START Dataset excerpt
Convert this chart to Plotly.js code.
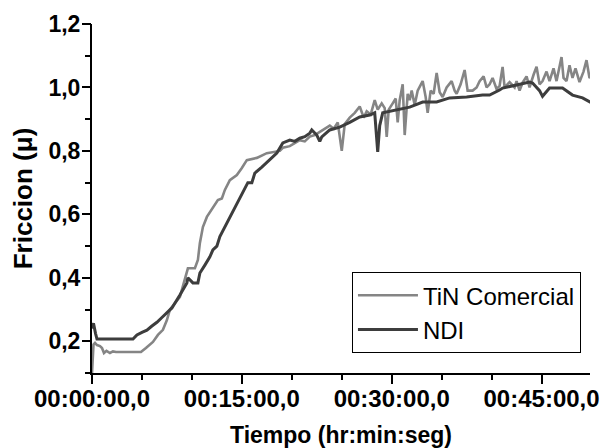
<!DOCTYPE html>
<html><head><meta charset="utf-8">
<script src="https://cdn.plot.ly/plotly-3.0.1.min.js"></script>
<style>html,body{margin:0;padding:0;background:#fff}#chart{width:606px;height:448px}</style>
</head><body><div id="chart"></div>
<script>
const seriesNames = ["TiN Comercial", "NDI"];

const tinTime = [0, 0.15, 0.3, 0.5, 0.8, 1.0, 1.2, 1.45, 1.8, 2.1, 2.4, 4.9, 5.4, 6.1, 6.6, 7.1, 7.5, 7.8, 8.8, 9.3, 9.6, 10.3, 10.6, 10.8, 11.1, 11.5, 12.1, 12.6, 13.0, 13.3, 13.8, 14.5, 15.0, 15.5, 16.5, 17.5, 18.8,
  19.1, 19.8, 20.3, 20.8, 21.3, 21.8, 22.3, 22.8, 23.3, 23.8, 24.2, 24.6, 25.0, 25.3, 25.8, 26.3, 26.8, 27.2, 27.5, 27.9, 28.3, 28.6, 29.0, 29.3, 29.5, 29.7, 30.1, 30.4, 30.6, 30.8,
  31.1, 31.3, 31.6, 31.8, 32.0, 32.3, 32.6, 33.1, 33.4, 33.6, 33.9, 34.2, 34.5, 34.8, 35.1, 35.5, 36.0, 36.3, 36.5, 36.9, 37.3, 37.6, 38.1, 38.5, 38.8, 39.2, 39.5, 39.8,
  40.1, 40.5, 40.8, 41.1, 41.3, 41.8, 42.3, 42.5, 42.8, 43.1, 43.5, 43.8, 44.2, 44.5, 44.8, 45.1, 45.5, 45.8, 46.2, 46.5, 47.0, 47.2, 47.5, 47.8, 48.1, 48.4, 48.8, 49.2, 49.5, 49.8, 50.1];
const tinMu = [0.10, 0.19, 0.195, 0.188, 0.185, 0.179, 0.163, 0.17, 0.163, 0.168, 0.166, 0.166, 0.179, 0.198, 0.22, 0.236, 0.267, 0.30, 0.34, 0.393, 0.43, 0.43, 0.456, 0.51, 0.56, 0.592, 0.623, 0.645, 0.65, 0.677, 0.708, 0.724, 0.746, 0.771, 0.778, 0.793, 0.80,
  0.81, 0.815, 0.825, 0.834, 0.83, 0.845, 0.85, 0.86, 0.87, 0.88, 0.87, 0.89, 0.80, 0.885, 0.905, 0.92, 0.94, 0.905, 0.925, 0.915, 0.96, 0.93, 0.95, 0.935, 0.844, 0.93, 0.95, 0.965, 0.89, 0.96,
  1.01, 0.85, 0.98, 0.96, 0.99, 0.945, 0.99, 1.02, 0.97, 0.92, 0.99, 0.98, 1.046, 0.985, 0.97, 1.0, 1.02, 0.99, 0.98, 1.01, 1.055, 0.99, 0.99, 1.0, 1.02, 1.035, 1.0, 1.01,
  1.03, 0.995, 1.005, 1.065, 1.0, 1.017, 1.0, 1.02, 0.99, 1.015, 1.035, 1.0, 1.04, 1.065, 1.01, 1.02, 1.05, 1.02, 1.06, 1.02, 1.096, 1.03, 1.02, 1.07, 1.03, 1.06, 1.017, 1.05, 1.086, 1.03, 1.04];

const ndiTime = [0, 0.15, 0.35, 0.5, 4.1, 4.5, 5.0, 5.5, 6.0, 6.5, 7.0, 7.5, 8.0, 8.8, 9.5, 9.6, 10.1, 10.6, 10.8, 11.3, 11.8, 12.1, 12.5, 12.8, 13.3, 13.8, 14.3, 15.0, 15.6, 16.0, 16.3, 17.0, 17.8, 18.5,
  19.1, 19.8, 20.3, 20.8, 21.3, 21.8, 22.0, 22.5, 22.8, 23.0, 23.8, 24.8, 25.8, 26.8, 27.8, 28.3, 28.6, 28.8, 29.1, 30.5, 31.8, 33.1, 34.5, 35.8, 37.5, 39.1, 39.8, 40.8, 41.1, 42.5, 43.8, 44.1, 44.5, 44.8, 45.1, 45.8, 47.1, 48.1, 49.1, 50.1];
const ndiMu = [0.24, 0.257, 0.225, 0.207, 0.207, 0.22, 0.228, 0.235, 0.248, 0.26, 0.275, 0.29, 0.305, 0.346, 0.384, 0.40, 0.384, 0.384, 0.415, 0.44, 0.466, 0.488, 0.50, 0.53, 0.56, 0.592, 0.623, 0.667, 0.70, 0.70, 0.73, 0.749, 0.771, 0.793,
  0.825, 0.834, 0.83, 0.84, 0.845, 0.856, 0.866, 0.85, 0.83, 0.844, 0.866, 0.875, 0.89, 0.907, 0.913, 0.92, 0.797, 0.88, 0.92, 0.93, 0.938, 0.954, 0.954, 0.967, 0.97, 0.976, 0.976, 0.992, 0.998, 1.008, 1.017, 1.014, 1.0, 0.99, 0.972, 0.998, 0.998, 0.976, 0.967, 0.95];

const xTickVals = [0, 15, 30, 45];
const xTickText = ["00:00:00,0", "00:15:00,0", "00:30:00,0", "00:45:00,0"];
const xMinorVals = [5, 10, 20, 25, 35, 40];
const yTickVals = [0.2, 0.4, 0.6, 0.8, 1.0, 1.2];
const yMinorVals = [0.1, 0.3, 0.5, 0.7, 0.9, 1.1];

const FONT = "Liberation Sans, Arial, sans-serif";
const X_RANGE = [0, 49.85];
const Y_RANGE = [0.1, 1.2];

const traces = [
  {x: tinTime, y: tinMu, name: seriesNames[0], mode: "lines", line: {color: "#858585", width: 2.6}},
  {x: ndiTime, y: ndiMu, name: seriesNames[1], mode: "lines", line: {color: "#3d3d3d", width: 3}},
  // empty helper trace so the overlaid tick-only axes (long major ticks) get drawn
  {x: [], y: [], xaxis: "x2", yaxis: "y2", mode: "lines", showlegend: false, hoverinfo: "skip"}
];

const minorX = {tickmode: "array", tickvals: xMinorVals, ticks: "outside", ticklen: 5, tickwidth: 2, tickcolor: "#000", showgrid: false};
const minorY = {tickmode: "array", tickvals: yMinorVals, ticks: "outside", ticklen: 5, tickwidth: 2, tickcolor: "#000", showgrid: false};

const layout = {
  width: 606, height: 448,
  margin: {l: 92, r: 16, t: 24, b: 75},
  paper_bgcolor: "#fff", plot_bgcolor: "#fff",
  separators: ",.",
  font: {family: FONT, color: "#000"},
  xaxis: {
    range: X_RANGE, showline: true, linewidth: 2, linecolor: "#000", showgrid: false, zeroline: false,
    tickmode: "array", tickvals: xTickVals, ticktext: xTickText,
    ticks: "outside", ticklen: 3, tickwidth: 2, tickcolor: "#000",
    tickfont: {family: FONT, size: 24, color: "#000", weight: "bold"},
    minor: minorX,
    title: {text: "Tiempo (hr:min:seg)", font: {family: FONT, size: 23, weight: "bold", color: "#000"}, standoff: 22}
  },
  xaxis2: {
    overlaying: "x", anchor: "y2", side: "bottom", range: X_RANGE, showline: false, showgrid: false, zeroline: false,
    tickmode: "array", tickvals: xTickVals, showticklabels: false,
    ticks: "outside", ticklen: 10, tickwidth: 2, tickcolor: "#000"
  },
  yaxis: {
    range: Y_RANGE, showline: true, linewidth: 2, linecolor: "#000", showgrid: false, zeroline: false,
    tickmode: "array", tickvals: yTickVals, tickformat: ".1f",
    ticks: "outside", ticklen: 5, tickwidth: 2, tickcolor: "#000",
    tickfont: {family: FONT, size: 23, color: "#000", weight: "bold"},
    minor: minorY,
    title: {text: "Friccion (μ)", font: {family: FONT, size: 26, weight: "bold", color: "#000"}, standoff: 8}
  },
  yaxis2: {
    overlaying: "y", anchor: "x2", side: "left", range: Y_RANGE, showline: false, showgrid: false, zeroline: false,
    tickmode: "array", tickvals: yTickVals, showticklabels: false,
    ticks: "outside", ticklen: 9, tickwidth: 2, tickcolor: "#000"
  },
  showlegend: true,
  legend: {
    x: 0.522, y: 0.057, xanchor: "left", yanchor: "bottom",
    bgcolor: "#fff", bordercolor: "#000", borderwidth: 1,
    font: {family: FONT, size: 24, color: "#000"},
    itemwidth: 60, tracegroupgap: 0
  }
};

Plotly.newPlot("chart", traces, layout, {displayModeBar: false, staticPlot: true});
</script>
</body></html>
END Dataset excerpt
- [Given request]
Say how many lines hold the word "chart", giving the number and nothing else.

- [Correct response]
4